Barnard testified at his deposition that he was the president of Barnard Manufacturing and that he also worked for Evil Engineering, LLC, which he stated was solely owned by Barnard Manufacturing. Barnard said that Mauer introduced him to Gates in 2003 or 2004 and that Gates approached him about manufacturing parts for Performance Engineering. Barnard admitted that he, Mauer, and Gates did discuss forming a business and had several meetings after hours at a Barnard Manufacturing facility. Barnard stated that the discussions involved producing parts for Performance Engineering, as well as what the proposed company — Evil Engineering — would do and some discussion of participating in trade shows. Barnard admitted that they intended to have Barnard Manufacturing make some of the parts for Evil Engineering. Barnard Manufacturing apparently formed Evil Engineering in 2005.

Although Barnard testified that Gates ordered a variety of parts and services from Barnard Manufacturing, he admitted that Barnard Manufacturing did not prepare invoices with regard to the parts or services or otherwise send a bill to Gates. Barnard explained that he discussed billing with Gates and agreed not to bill Gates until Performance Engineering started to generate sales. Barnard stated that he assumed that Barnard Manufacturing eventually sent Gates an invoice, but that he did not know for sure.

Gates testified that he never requested any work from Barnard Manufacturing, but that Barnard and Mauer requested designs for use with Evil Engineering. Gates also testified that Barnard volunteered to supply him with some parts. However, Gates admitted that he did request a price quote on some parts, but stated that he later rejected the quote as too high.
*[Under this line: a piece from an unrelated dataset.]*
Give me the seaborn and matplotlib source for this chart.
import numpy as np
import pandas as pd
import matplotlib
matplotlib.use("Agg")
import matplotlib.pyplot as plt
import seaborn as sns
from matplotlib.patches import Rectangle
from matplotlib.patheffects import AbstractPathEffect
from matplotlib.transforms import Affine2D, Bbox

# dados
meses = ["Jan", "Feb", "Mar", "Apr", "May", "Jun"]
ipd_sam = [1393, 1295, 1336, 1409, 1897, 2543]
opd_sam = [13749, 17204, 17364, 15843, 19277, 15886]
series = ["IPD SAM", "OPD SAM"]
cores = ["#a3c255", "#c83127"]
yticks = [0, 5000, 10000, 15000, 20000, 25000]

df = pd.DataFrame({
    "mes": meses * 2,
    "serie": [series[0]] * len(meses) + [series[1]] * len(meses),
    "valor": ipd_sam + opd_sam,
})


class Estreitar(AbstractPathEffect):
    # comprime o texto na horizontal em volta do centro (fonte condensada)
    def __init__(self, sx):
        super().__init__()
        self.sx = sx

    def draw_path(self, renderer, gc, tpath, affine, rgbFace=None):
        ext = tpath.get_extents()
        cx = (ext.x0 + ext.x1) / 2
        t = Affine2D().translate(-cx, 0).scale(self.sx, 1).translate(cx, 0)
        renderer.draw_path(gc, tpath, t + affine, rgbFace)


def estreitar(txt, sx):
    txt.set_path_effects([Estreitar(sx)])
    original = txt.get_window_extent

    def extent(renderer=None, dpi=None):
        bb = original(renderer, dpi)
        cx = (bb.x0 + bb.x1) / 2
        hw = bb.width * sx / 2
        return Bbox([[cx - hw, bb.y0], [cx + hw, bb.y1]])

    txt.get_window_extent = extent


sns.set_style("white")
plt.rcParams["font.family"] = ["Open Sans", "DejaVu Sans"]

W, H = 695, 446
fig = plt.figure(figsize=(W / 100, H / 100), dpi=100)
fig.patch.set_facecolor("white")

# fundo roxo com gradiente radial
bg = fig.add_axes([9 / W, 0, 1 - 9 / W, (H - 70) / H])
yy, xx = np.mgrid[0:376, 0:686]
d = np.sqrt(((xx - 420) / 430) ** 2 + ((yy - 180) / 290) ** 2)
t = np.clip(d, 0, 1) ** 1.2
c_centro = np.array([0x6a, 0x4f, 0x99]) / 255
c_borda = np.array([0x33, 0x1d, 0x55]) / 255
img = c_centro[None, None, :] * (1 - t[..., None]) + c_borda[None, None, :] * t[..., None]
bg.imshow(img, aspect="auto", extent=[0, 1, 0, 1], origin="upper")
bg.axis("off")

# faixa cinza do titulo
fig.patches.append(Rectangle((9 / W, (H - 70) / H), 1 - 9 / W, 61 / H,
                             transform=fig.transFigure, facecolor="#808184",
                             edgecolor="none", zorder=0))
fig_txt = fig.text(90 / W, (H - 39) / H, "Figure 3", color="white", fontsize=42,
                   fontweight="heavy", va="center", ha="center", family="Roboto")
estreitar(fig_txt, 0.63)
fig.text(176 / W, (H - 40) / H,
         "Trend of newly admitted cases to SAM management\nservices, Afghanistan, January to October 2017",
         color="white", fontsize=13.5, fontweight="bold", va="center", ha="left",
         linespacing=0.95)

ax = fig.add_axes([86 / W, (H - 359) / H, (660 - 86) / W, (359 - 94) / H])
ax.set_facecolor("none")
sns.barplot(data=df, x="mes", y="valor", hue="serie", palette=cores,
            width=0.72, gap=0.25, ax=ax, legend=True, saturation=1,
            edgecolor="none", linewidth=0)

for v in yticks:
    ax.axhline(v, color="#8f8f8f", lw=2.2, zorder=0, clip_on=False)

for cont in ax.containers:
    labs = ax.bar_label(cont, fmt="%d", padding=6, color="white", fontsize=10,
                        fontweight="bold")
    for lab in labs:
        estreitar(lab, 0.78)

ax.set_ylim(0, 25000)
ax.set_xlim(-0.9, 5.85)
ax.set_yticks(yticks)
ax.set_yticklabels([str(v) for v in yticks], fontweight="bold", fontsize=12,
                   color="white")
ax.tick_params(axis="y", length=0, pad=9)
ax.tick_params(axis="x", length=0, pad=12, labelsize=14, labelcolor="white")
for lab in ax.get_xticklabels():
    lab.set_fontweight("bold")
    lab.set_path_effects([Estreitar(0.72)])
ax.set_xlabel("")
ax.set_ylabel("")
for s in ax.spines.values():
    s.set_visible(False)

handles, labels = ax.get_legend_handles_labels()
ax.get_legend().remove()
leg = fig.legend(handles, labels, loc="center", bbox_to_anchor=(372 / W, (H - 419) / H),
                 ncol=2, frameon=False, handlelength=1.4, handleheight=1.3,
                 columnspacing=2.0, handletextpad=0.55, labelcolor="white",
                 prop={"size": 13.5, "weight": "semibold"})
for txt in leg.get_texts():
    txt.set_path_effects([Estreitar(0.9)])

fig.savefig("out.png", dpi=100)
Gates testified that Barnard Manufacturing never requested payment for any part or service.

On December 15, 2006, Barnard Manufacturing sued Gates and Performance Engineering to recover $123,120.62 for services and parts allegedly sold to Gates and his business. Barnard Manufacturing alleged that Gates and Performance Engineering were responsible for the services and parts under a variety of theories: breach of contract, account stated, quantum meruit, and conversion. Barnard Manufacturing attached a series of invoices to the complaint, which purported to describe the services performed and parts manufactured for Gates and Performance Engineering. Barnard Manufacturing also attached an affidavit in which the affiant, who was apparently one of Barnard Manufacturing's attorneys, averred that the invoices correctly stated the amount due.
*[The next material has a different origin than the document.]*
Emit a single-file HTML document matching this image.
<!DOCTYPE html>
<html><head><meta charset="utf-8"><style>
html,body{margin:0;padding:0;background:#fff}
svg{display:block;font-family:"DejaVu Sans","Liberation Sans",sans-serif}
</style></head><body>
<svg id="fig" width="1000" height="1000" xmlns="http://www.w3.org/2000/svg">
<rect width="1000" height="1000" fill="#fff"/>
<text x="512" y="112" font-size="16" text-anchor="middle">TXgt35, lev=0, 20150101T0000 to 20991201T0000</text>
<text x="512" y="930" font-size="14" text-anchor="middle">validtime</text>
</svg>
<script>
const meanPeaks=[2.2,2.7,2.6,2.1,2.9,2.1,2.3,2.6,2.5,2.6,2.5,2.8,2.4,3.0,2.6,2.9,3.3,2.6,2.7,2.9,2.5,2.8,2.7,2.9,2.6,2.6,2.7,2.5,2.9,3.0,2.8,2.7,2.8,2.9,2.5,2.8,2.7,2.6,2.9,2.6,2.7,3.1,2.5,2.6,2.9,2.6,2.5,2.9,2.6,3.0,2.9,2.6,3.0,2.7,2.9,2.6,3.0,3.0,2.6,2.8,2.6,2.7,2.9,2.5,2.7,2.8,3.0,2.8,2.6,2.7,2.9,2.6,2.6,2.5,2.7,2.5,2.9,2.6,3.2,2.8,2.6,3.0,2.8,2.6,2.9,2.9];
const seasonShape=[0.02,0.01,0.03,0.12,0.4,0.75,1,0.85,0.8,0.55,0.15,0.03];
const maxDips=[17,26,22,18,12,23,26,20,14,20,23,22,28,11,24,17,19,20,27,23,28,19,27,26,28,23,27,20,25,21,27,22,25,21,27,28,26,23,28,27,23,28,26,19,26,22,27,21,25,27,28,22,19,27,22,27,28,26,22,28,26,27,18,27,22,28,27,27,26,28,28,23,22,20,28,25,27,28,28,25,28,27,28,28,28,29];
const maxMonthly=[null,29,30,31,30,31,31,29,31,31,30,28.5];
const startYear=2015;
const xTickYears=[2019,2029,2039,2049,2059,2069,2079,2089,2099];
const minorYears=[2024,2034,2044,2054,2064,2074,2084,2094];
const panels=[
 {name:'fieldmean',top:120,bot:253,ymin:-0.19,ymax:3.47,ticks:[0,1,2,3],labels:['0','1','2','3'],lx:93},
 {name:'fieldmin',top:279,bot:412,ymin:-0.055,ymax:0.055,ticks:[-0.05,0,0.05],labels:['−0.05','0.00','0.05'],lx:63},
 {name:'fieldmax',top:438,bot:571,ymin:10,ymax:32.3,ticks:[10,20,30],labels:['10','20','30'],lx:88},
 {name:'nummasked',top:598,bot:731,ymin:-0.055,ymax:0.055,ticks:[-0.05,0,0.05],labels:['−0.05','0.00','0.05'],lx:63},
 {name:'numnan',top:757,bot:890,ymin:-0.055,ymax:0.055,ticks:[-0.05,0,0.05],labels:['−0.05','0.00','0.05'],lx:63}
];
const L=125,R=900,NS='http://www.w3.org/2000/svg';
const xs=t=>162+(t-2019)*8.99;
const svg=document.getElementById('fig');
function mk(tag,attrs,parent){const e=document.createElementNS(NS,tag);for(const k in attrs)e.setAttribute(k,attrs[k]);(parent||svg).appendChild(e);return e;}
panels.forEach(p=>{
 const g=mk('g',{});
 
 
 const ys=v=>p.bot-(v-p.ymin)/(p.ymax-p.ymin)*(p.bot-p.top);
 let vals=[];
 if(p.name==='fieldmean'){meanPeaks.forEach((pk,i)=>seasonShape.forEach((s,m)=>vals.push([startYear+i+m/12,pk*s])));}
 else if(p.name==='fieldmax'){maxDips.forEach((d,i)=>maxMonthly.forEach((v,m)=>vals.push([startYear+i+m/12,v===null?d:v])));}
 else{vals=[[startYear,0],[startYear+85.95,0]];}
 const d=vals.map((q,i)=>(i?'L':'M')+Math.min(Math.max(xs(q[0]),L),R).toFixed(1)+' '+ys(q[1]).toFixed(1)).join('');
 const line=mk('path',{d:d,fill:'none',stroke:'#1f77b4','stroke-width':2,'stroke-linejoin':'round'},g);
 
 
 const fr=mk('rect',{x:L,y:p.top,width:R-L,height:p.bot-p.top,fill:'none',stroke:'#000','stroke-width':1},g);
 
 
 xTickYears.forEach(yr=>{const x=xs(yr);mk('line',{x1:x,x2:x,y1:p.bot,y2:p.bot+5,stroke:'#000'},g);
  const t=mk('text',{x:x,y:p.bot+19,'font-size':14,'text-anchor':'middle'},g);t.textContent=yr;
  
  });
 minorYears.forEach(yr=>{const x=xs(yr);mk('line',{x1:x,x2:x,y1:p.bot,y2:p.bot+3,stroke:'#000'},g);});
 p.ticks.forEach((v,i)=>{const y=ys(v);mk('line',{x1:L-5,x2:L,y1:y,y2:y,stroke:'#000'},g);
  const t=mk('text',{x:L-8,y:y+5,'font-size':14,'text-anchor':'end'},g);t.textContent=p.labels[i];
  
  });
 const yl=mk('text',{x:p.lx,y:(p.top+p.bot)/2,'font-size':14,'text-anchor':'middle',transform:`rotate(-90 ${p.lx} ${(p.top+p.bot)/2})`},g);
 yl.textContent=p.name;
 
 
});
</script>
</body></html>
In February 2007, the trial court entered a default against Gates and Performance Engineering, but the trial court vacated the default in April 2007. Gates and Performance Engineering eventually filed counterclaims against Barnard Manufacturing and third-party claims against Barnard. Gates and Performance Engineering alleged that Barnard Manufacturing and Barnard interfered with a business relationship, misappropriated Gates's designs, made fraudulent misrepresentations, and breached a contract for the provision of services to Barnard Manufacturing and Barnard. Gates and Performance Engineering also alleged theories of recovery based on "cover" and quantum meruit.

In March 2008, Barnard Manufacturing moved for summary disposition in its favor with regard to its own claims and the claims raised by Gates and Performance Engineering under MCR 2.116(C)(10). On March 28, 2008, the trial court granted Barnard Manufacturing's motion. The trial court denied Gates and Performance Engineering's motion for reconsideration on April 16, 2008. Gates and Performance Engineering then filed a motion to stay, amend the judgment, and for additional findings on April 18, 2008. The trial court denied that motion on May 30, 2008. This appeal followed.


As a preliminary matter, we shall address Barnard Manufacturing's contention that this appeal is untimely because it was not filed within 21 days of the trial court's April 16, 2008, order. This Court reviews de novo questions of jurisdiction. Estes v. Titus, 481 Mich. 573, 578-579, 751 N.W.2d 493 (2008).


This Court generally has jurisdiction to hear appeals as of right that are filed within 21 days of a final order or judgment. MCR 7.204(A)(1)(a). However, if a party files a motion for a new trial, a motion for rehearing or reconsideration, or a motion "for other relief from the order or judgment" within 21 days of the final order or judgment, the appeal may be filed within 21 days of the order deciding that motion. MCR 7.204(A)(1)(b). Nothing within the court rules precludes a party from filing multiple postjudgment motions within this 21-day period. In their motion filed on April 18, 2008, which was within 21 days of the trial court's final order in this case, Gates and Performance Engineering requested forms of relief from the final order or judgment. Hence, they had 21 days from the date of the order denying that motion to file their appeal. Id. The trial court denied Gates and Performance Engineering's second motion on May 30, 2008, and Gates and Performance Engineering filed their appeal as of right on June 16, 2008. Because Gates and Performance Engineering filed their appeal within 21 days of the trial court's denial of the second motion, the claim was timely. See MCR 7.204(A)(1)(b).


On appeal, Gates and Performance Engineering challenge whether the trial court properly granted summary disposition in favor of Barnard Manufacturing on Barnard Manufacturing's claims against Gates and Performance Engineering under MCR 2.116(C)(10).1 This Court reviews de novo whether a trial court properly granted a motion for summary disposition. Johnson Family Ltd. Partnership v. White Pine Wireless, LLC, 281 Mich.App. 364, 371, 761 N.W.2d 353 (2008). This Court also reviews de novo the proper interpretation of court rules. Estes, 481 Mich. at 578-579, 751 N.W.2d 493.